GRIB Feature Collections | TDS User's Guide

TDS User's Guide GRIB Feature Collections

Overview

GRIB Feature Collection Datasets are collections of GRIB records, which contain gridded data, typically from numeric model output. Because of the complexity of how GRIB data is written and stored, the TDS has developed specialized handling of GRIB datasets called GRIB Feature Collections.

The user specifies the collection of GRIB-1 or GRIB-2 files, and the software turns them into a dataset.
The indexes, once written, allow fast access and scalability to very large datasets.
Multiple horizontal domains are supported and placed into separate groups.
Interval time coordinates are fully supported.

Also see:

Multiple Dataset Collections

When a GRIB Collection contains multiple runtimes, and the valid times (forecast times) overlap, a TwoD time dataset is created.
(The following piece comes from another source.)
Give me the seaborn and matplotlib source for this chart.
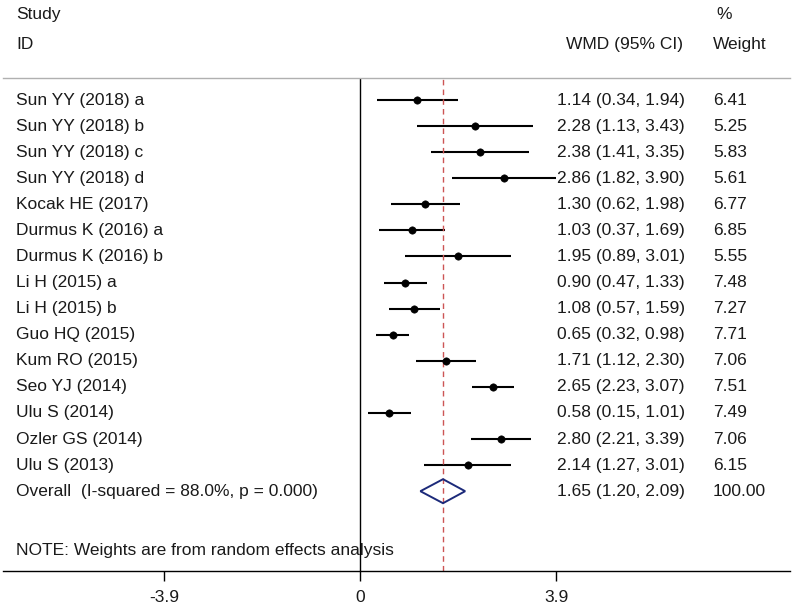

From that, a Best time dataset is also created.

Multiple Groups

When a GRIB Collection contains multiple horizontal domains (i.e. distinct Grid Definition Sections (GDS)), each domain gets placed into a separate group (CDM) or Dataset (TDS).

Generated URLs

Collection endpoints are of the form:

path/partitionName/groupName

where:

path : collection path
partitionName : used to disambiguate multiple dataset types within a collection: _TwoD or Best
groupName : used only when there are multiple groups (horizontal coordinates): group name or empty

History

Version 4.5

The GRIB Collections framework has been rewritten in CDM version 4.5, in order to handle large collections efficiently. Some of the new capabilities in version 4.5 are:

GRIB Collections now keep track of both the reference time and valid time.
The collection is partitioned by reference time.
A collection with a single reference time will have a single partition with a single time coordinate.
A collection with multiple reference times will have partitions for each reference time, plus a PartitionCollection that represents the entire collection. Very large collections should be partitioned by directory and/or file, creating a tree of partitions.
A PartitionCollection has two datasets (kept in separate groups): the TwoD and the Best dataset.
The TwoD dataset has two time coordinates - reference time (a.k.a. run time) and forecast time (a.k.a. valid time), and corresponds to the FMRC TwoD dataset. The forecast time is two dimensional, corresponding to all the times available for each reference time.
The Best dataset has a single forecast time coordinate, the same as 4.3 GRIB Collections and FMRC Best datasets. If there are multiple GRIB records corresponding to the same forecast time, the record with the smallest offset from its reference time is used.

Implementation notes:

The featureType attribute is now GRIB1 or GRIB2.
For each GRIB file, a grib index is written, named <grib filename>.gbx9. Once written, this never has to be rewritten.
For each reference time, a cdm index is written, named <collection.referenceTime>.ncx2. This occasionally has to be rewritten when new CDM versions are released, or if you modify your GRIB configuration.
For each PartitionCollection, a cdm index is written named <collection name>.ncx2. This must be rewritten if any of the collection files change.
The cdm indexing uses extension .ncx2, in order to coexist with the .ncx indexes of previous versions. If you are upgrading to 4.5, and no longer running earlier versions, remove the ncx files (but save the gbx9 files).
For large collections, especially if they change, the THREDDS Data Manager (TDM) must be run as a separate process to update the index files. Generally it is strongly recommended to run the TDM, and configure the TDS to only read and never write the indexes.
Collections in the millions of records are now feasible. Java 7 NIO2 package is used to efficiently scan directories.

Version 4.6

The GRIB Collections framework has been rewritten in CDM version 4.6, in order to handle very large collections efficiently. Oh wait we already did that in 4.5. Sorry, it wasn’t good enough.

TimePartition can now be set to directory (default), file, a time period, or none. Details here.
Multiple reference times are handled more efficiently, e.g. only one index file typically needs to be written.
Global attributes are promoted to dataset properties in the catalog
Internal changes:
- Internal memory use has been reduced.
- Runtime objects are now immutable, which makes caching possible.
- RandomAccessFiles are kept in a separate pool, so they can be cached independent of the Collection objects.

Version 5.0

The GRIB Collections framework has been significantly improved in CDM version 5.0, in order to handle very large collections efficiently.

Collection index files now use the suffix .ncx4. These will be rewritten first time you access the files.
The gbx9 files do NOT need to be rewritten, which is good because those are the slow ones.
Defaults
- You no longer need specify the dataFormat or dataType, as these are automatically added
- It is recommended to not specify the set of services used, but accept the default set of services.